### Aim
Beginning with the first line, set down every line through the one containing "var looseY = [582, 690, 668];", exactly as it appears, but not the pictures.

### Dataset content

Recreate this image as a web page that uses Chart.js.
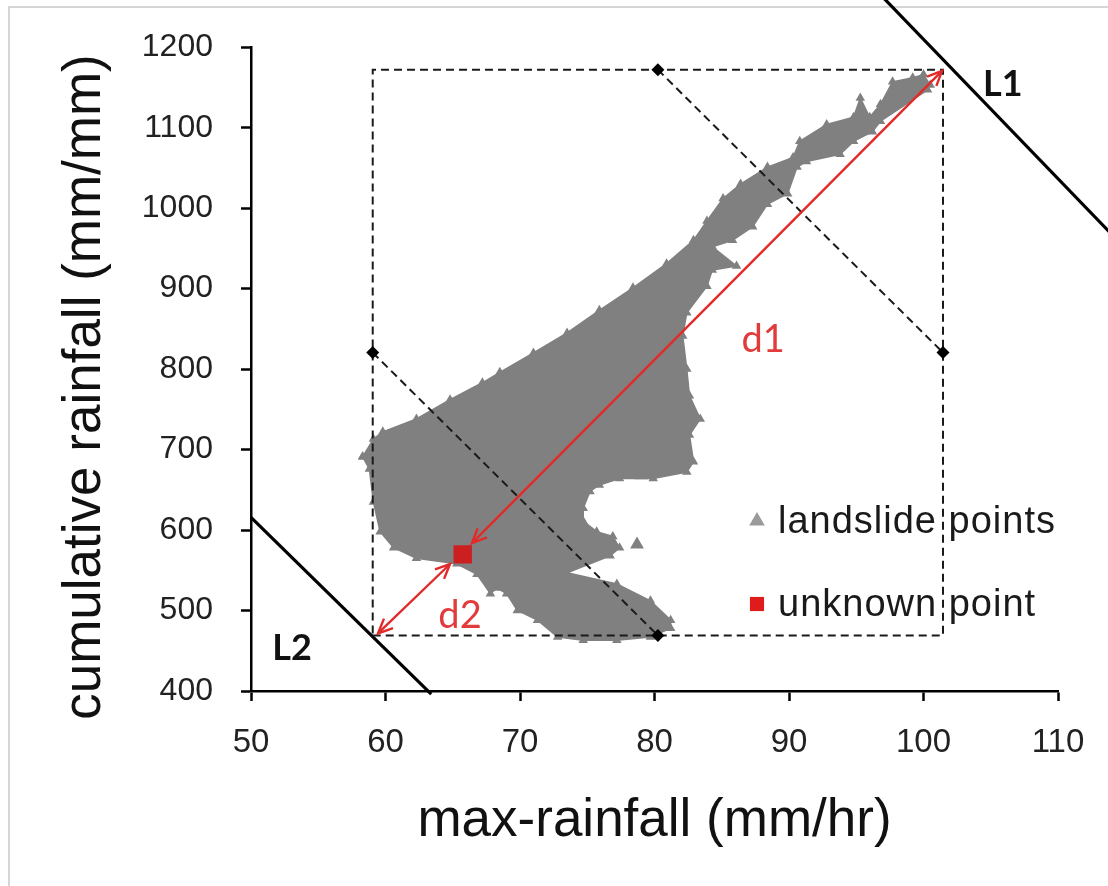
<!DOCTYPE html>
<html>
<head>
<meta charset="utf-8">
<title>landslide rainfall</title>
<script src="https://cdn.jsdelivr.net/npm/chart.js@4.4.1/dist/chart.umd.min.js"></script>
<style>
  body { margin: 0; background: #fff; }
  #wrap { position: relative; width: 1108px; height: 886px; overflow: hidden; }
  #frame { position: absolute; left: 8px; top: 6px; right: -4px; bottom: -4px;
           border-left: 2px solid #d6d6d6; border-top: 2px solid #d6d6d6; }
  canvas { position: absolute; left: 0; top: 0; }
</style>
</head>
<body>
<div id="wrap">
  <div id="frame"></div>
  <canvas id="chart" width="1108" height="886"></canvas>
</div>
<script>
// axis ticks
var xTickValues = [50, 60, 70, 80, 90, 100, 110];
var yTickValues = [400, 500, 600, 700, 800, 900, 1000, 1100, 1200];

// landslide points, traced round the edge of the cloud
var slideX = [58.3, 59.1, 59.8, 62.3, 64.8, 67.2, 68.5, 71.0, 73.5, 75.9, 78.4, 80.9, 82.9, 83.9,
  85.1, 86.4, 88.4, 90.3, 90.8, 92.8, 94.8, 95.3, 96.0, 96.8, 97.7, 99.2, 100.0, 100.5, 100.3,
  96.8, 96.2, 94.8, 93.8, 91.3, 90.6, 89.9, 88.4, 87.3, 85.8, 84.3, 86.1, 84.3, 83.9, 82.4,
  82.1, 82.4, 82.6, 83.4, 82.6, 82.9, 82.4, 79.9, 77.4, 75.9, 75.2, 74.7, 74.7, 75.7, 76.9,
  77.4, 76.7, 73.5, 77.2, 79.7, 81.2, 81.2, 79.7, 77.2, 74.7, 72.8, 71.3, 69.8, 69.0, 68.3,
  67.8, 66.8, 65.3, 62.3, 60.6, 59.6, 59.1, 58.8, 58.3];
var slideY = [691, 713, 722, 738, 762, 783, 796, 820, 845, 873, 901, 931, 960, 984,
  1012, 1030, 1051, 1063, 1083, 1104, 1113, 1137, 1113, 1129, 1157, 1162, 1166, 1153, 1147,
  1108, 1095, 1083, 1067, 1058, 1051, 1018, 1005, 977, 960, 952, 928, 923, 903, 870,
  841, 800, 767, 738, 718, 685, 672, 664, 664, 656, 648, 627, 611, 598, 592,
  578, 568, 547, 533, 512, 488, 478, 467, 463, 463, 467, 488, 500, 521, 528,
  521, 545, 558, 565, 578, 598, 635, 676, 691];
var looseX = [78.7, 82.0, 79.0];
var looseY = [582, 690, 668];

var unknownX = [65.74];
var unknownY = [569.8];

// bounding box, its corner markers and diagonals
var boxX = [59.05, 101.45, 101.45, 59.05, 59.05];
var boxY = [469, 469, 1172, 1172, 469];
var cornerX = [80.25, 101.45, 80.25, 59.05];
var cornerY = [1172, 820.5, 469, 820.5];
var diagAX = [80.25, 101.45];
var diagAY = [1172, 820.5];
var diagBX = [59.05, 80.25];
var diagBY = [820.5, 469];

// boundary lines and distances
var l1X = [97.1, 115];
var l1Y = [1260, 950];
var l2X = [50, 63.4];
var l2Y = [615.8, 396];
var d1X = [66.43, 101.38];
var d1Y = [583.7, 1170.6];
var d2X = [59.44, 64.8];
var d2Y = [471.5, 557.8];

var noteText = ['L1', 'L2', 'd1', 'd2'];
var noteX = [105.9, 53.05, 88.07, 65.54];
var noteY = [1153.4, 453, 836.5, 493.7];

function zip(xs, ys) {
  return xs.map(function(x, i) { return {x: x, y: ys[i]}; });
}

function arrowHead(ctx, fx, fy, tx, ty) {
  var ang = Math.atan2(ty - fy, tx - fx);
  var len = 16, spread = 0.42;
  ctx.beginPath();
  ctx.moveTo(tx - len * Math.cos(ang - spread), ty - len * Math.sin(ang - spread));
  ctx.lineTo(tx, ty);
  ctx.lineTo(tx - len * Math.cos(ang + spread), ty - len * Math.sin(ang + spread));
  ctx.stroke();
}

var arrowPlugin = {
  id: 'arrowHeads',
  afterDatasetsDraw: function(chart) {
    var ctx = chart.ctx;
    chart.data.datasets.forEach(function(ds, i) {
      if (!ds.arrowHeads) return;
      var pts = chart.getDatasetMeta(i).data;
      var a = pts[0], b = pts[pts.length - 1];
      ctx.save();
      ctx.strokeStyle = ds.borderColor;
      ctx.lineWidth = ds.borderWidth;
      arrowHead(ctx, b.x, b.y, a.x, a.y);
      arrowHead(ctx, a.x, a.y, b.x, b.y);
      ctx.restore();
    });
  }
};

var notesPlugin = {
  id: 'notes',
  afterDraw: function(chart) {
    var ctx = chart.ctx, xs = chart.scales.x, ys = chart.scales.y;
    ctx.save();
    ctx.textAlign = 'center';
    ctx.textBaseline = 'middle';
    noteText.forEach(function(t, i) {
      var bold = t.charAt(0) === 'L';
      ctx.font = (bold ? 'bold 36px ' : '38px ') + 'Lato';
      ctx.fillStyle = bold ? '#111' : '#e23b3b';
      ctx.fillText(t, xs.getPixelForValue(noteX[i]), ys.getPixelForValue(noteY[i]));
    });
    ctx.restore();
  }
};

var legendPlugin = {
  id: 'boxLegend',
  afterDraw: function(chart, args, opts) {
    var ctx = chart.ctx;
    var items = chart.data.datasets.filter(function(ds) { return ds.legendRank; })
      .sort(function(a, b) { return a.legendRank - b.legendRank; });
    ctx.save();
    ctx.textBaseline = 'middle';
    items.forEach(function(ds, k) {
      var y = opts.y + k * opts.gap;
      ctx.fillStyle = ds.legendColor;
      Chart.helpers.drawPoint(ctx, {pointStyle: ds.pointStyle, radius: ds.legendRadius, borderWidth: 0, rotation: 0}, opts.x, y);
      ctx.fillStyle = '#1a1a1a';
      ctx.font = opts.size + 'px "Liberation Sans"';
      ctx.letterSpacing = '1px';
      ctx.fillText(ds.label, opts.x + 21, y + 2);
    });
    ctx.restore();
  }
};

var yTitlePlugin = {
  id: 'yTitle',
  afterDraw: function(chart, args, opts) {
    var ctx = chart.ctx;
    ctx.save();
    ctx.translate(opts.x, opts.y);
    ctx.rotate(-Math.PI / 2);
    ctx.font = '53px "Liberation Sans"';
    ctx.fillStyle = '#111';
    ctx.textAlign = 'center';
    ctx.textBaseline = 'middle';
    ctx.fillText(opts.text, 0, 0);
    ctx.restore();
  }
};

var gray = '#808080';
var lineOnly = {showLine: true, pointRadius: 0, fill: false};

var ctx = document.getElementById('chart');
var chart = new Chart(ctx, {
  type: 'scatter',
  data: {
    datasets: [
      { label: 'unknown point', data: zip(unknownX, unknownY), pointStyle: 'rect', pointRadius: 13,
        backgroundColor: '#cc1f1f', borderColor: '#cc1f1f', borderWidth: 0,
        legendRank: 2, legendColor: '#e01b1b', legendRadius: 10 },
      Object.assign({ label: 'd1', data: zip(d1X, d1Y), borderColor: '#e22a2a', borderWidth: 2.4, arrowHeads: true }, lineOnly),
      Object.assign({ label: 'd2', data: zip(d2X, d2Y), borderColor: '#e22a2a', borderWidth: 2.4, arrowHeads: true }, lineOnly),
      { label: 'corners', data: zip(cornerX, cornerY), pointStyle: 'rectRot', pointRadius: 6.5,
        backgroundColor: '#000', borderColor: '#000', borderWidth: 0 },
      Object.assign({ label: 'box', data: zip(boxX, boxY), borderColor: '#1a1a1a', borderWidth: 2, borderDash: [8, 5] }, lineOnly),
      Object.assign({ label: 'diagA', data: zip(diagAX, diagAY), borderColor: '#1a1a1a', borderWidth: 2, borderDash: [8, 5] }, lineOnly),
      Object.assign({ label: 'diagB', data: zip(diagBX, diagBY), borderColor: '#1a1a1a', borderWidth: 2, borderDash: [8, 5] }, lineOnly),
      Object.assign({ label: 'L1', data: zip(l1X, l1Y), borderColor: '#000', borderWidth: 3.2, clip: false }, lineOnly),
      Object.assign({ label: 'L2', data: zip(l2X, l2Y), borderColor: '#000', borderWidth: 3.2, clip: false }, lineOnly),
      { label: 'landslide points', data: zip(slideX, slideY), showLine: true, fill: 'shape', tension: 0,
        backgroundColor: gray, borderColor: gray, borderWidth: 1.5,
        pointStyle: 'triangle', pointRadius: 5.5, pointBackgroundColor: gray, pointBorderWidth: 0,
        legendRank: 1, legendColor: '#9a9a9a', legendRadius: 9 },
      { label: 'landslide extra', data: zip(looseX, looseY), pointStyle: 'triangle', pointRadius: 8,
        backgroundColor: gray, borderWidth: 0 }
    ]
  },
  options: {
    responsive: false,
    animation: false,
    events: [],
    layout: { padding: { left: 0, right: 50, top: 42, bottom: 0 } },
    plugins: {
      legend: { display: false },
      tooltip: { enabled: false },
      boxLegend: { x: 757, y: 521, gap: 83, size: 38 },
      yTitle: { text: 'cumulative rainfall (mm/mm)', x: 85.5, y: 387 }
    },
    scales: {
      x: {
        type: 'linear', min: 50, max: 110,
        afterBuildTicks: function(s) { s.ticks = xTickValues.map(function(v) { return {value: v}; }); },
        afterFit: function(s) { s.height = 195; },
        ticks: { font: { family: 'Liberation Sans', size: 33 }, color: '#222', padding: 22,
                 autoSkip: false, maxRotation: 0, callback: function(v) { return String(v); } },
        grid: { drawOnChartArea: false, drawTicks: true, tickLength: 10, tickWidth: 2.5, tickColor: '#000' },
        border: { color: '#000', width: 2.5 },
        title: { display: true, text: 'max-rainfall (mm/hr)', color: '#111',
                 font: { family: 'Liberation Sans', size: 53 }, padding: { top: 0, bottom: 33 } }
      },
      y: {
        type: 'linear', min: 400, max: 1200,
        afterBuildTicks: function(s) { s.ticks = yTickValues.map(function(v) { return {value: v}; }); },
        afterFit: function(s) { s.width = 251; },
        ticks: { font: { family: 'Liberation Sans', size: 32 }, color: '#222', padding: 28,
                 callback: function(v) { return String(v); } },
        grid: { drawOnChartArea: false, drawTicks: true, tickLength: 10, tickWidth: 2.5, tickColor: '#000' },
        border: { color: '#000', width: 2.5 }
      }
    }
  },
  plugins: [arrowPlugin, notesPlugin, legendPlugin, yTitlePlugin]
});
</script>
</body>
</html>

### Reply to the exercise
Recreate this image as a web page that uses Chart.js.
<!DOCTYPE html>
<html>
<head>
<meta charset="utf-8">
<title>landslide rainfall</title>
<script src="https://cdn.jsdelivr.net/npm/chart.js@4.4.1/dist/chart.umd.min.js"></script>
<style>
  body { margin: 0; background: #fff; }
  #wrap { position: relative; width: 1108px; height: 886px; overflow: hidden; }
  #frame { position: absolute; left: 8px; top: 6px; right: -4px; bottom: -4px;
           border-left: 2px solid #d6d6d6; border-top: 2px solid #d6d6d6; }
  canvas { position: absolute; left: 0; top: 0; }
</style>
</head>
<body>
<div id="wrap">
  <div id="frame"></div>
  <canvas id="chart" width="1108" height="886"></canvas>
</div>
<script>
// axis ticks
var xTickValues = [50, 60, 70, 80, 90, 100, 110];
var yTickValues = [400, 500, 600, 700, 800, 900, 1000, 1100, 1200];

// landslide points, traced round the edge of the cloud
var slideX = [58.3, 59.1, 59.8, 62.3, 64.8, 67.2, 68.5, 71.0, 73.5, 75.9, 78.4, 80.9, 82.9, 83.9,
  85.1, 86.4, 88.4, 90.3, 90.8, 92.8, 94.8, 95.3, 96.0, 96.8, 97.7, 99.2, 100.0, 100.5, 100.3,
  96.8, 96.2, 94.8, 93.8, 91.3, 90.6, 89.9, 88.4, 87.3, 85.8, 84.3, 86.1, 84.3, 83.9, 82.4,
  82.1, 82.4, 82.6, 83.4, 82.6, 82.9, 82.4, 79.9, 77.4, 75.9, 75.2, 74.7, 74.7, 75.7, 76.9,
  77.4, 76.7, 73.5, 77.2, 79.7, 81.2, 81.2, 79.7, 77.2, 74.7, 72.8, 71.3, 69.8, 69.0, 68.3,
  67.8, 66.8, 65.3, 62.3, 60.6, 59.6, 59.1, 58.8, 58.3];
var slideY = [691, 713, 722, 738, 762, 783, 796, 820, 845, 873, 901, 931, 960, 984,
  1012, 1030, 1051, 1063, 1083, 1104, 1113, 1137, 1113, 1129, 1157, 1162, 1166, 1153, 1147,
  1108, 1095, 1083, 1067, 1058, 1051, 1018, 1005, 977, 960, 952, 928, 923, 903, 870,
  841, 800, 767, 738, 718, 685, 672, 664, 664, 656, 648, 627, 611, 598, 592,
  578, 568, 547, 533, 512, 488, 478, 467, 463, 463, 467, 488, 500, 521, 528,
  521, 545, 558, 565, 578, 598, 635, 676, 691];
var looseX = [78.7, 82.0, 79.0];
var looseY = [582, 690, 668];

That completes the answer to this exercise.